SEAN DOUGLAS Sunday, August 22 2004

A flood of petro-dollars is expected to hit Trinidad and Tobago, as the war in Iraq pushes the price of crude oil to almost US$50 per barrel. But up to yesterday no one in the Government could say how this unexpected windfall would be used to benefit the people of Trinidad and Tobago. Last October Prime Minister Patrick Manning predicated the National Budget 2003 on an oil price of US$25 per barrel, but last Friday the price soared to US$49.40 per barrel for sweet light crude oil in New York for October delivery.
      
Despite a small dip to US$47.86 at the close of the market Friday, international commentators have forecast oil prices will stay high and maybe go even higher than US$50 per barrel. Oil prices are high because on one hand the Iraqi oil supply has been halved under the threat of fighting between US forces and the militia of Shi’ite cleric Moqtada al-Sadr, while on the other hand demand remains high from populous countries like China, India and the USA. Locally people are asking how these high global oil prices will benefit Trinidad and Tobago. Manning had said his last $22 billion Budget was to be partly funded by appropriations of $16 billion, but it is unclear if this estimate of revenue is being upwardly revised in light of a virtual doubling of the price of oil.

What is to happen to the extra revenue, people are asking? Where is the money to go? Last Budget Manning boasted of depositing $497 million in 2002 into the Revenue Stabilisation Fund, established to buffer the country’s energy revenues from various price fluctuations. Will he now follow suit and place the windfall money into this fund? Or alternatively does the country need to fund any needy areas, such as social aid? But meanwhile, Opposition Senator Carolyn Seepersad-Bachan was concerned that in the recent past the Government had not been able to publicly quantify the additional revenue from the oil-sector brought on by rising oil prices.

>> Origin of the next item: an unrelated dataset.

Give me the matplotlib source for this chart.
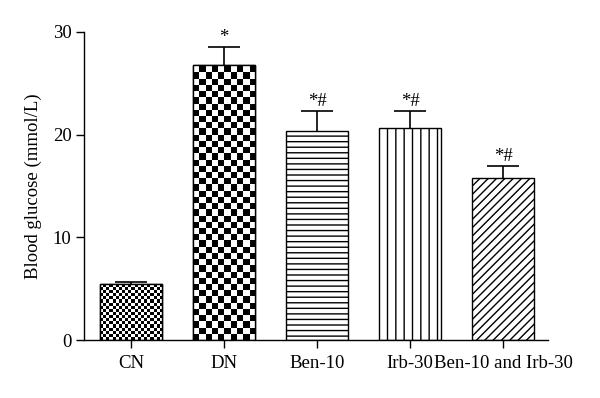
import numpy as np
import matplotlib
matplotlib.use("Agg")
import matplotlib.pyplot as plt

categories = ["CN", "DN", "Ben-10", "Irb-30", "Ben-10 and Irb-30"]
means = [5.42, 26.8, 20.38, 20.64, 15.8]
errors = [0.26, 1.76, 1.95, 1.69, 1.1]
marks = ["", "*", "*#", "*#", "*#"]
y_ticks = [0, 10, 20, 30]

plt.rcParams['font.family'] = ['Liberation Serif', 'DejaVu Serif']
plt.rcParams['hatch.linewidth'] = 1.0

fig = plt.figure(figsize=(6.0, 3.98), dpi=100)
ax = fig.add_axes([0.14, 0.1457, 0.773, 0.7743])

x = np.arange(len(categories))
hatches = [None, None, '---', '||', '////']
bars = ax.bar(x, means, width=0.667, color='white', edgecolor='black',
              linewidth=1.0, zorder=2)
for b, h in zip(bars, hatches):
    if h:
        b.set_hatch(h)

eb = ax.errorbar(x, means, yerr=[np.zeros(len(means)), errors], fmt='none',
                 ecolor='black', elinewidth=1.2, capsize=11.5, capthick=1.2,
                 zorder=1)
caps = eb[1]
if len(caps) == 2:
    caps[0].set_visible(False)

ax.set_xlim(-0.505, 4.48)
ax.set_ylim(0, 30)
ax.set_yticks(y_ticks)
ax.set_xticks(x)
ax.set_xticklabels(categories)
ax.tick_params(axis='both', labelsize=13.5, direction='out', length=6, width=1.0)
ax.tick_params(axis='x', pad=5)
ax.tick_params(axis='y', pad=3)
for s in ['top', 'right']:
    ax.spines[s].set_visible(False)
for s in ['left', 'bottom']:
    ax.spines[s].set_linewidth(1.0)
ax.set_ylabel("Blood glucose (mmol/L)", fontsize=13.5, labelpad=8)

# checkerboard fills for first two bars, clipped to bar shape
fig.canvas.draw()
cells_across = [20, 10]
for i, n in enumerate(cells_across):
    b = bars[i]
    x0, w, h = b.get_x(), b.get_width(), b.get_height()
    p0 = ax.transData.transform((x0, 0))
    p1 = ax.transData.transform((x0 + w, h))
    wpx = p1[0] - p0[0]
    hpx = p1[1] - p0[1]
    cell = wpx / n
    ny = int(np.ceil(hpx / cell))
    yy, xx = np.indices((ny, n))
    board = ((xx + yy) % 2).astype(float)
    top_data = ax.transData.inverted().transform((p0[0], p0[1] + ny * cell))[1]
    im = ax.imshow(board, cmap='gray', vmin=0, vmax=1, origin='lower',
                   extent=(x0, x0 + w, 0, top_data), interpolation='nearest',
                   aspect='auto', zorder=2.5)
    im.set_clip_path(b)
    ax.bar([x[i]], [h], width=w, color='none', edgecolor='black',
           linewidth=1.0, zorder=3)

ax.set_xlim(-0.505, 4.48)
ax.set_ylim(0, 30)

for xi, m, e, mk in zip(x, means, errors, marks):
    if mk:
        ax.text(xi, m + e + 0.1, mk, ha='center', va='bottom', fontsize=13.5)

fig.savefig("out.png", dpi=100)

“I, and Mr Yetming, had asked the Government why there were no higher revenues from the petrol sector,” she bemoaned. Recalling the Government’s alleged anomalies in the oil taxation regime, Seepersad-Bachan lamented: “So the Government reported no increase in revenues despite the high prices.” But yesterday no one in Government could be reached to clarify how  the oil bonanza will benefit the country. Minister of Finance, Prime Minister Patrick Manning, was still in Cuba until Thursday. Minister of Energy, Eric Williams, was also out of the country. Minister of Trade Ken Valley could not be reached at a function in South.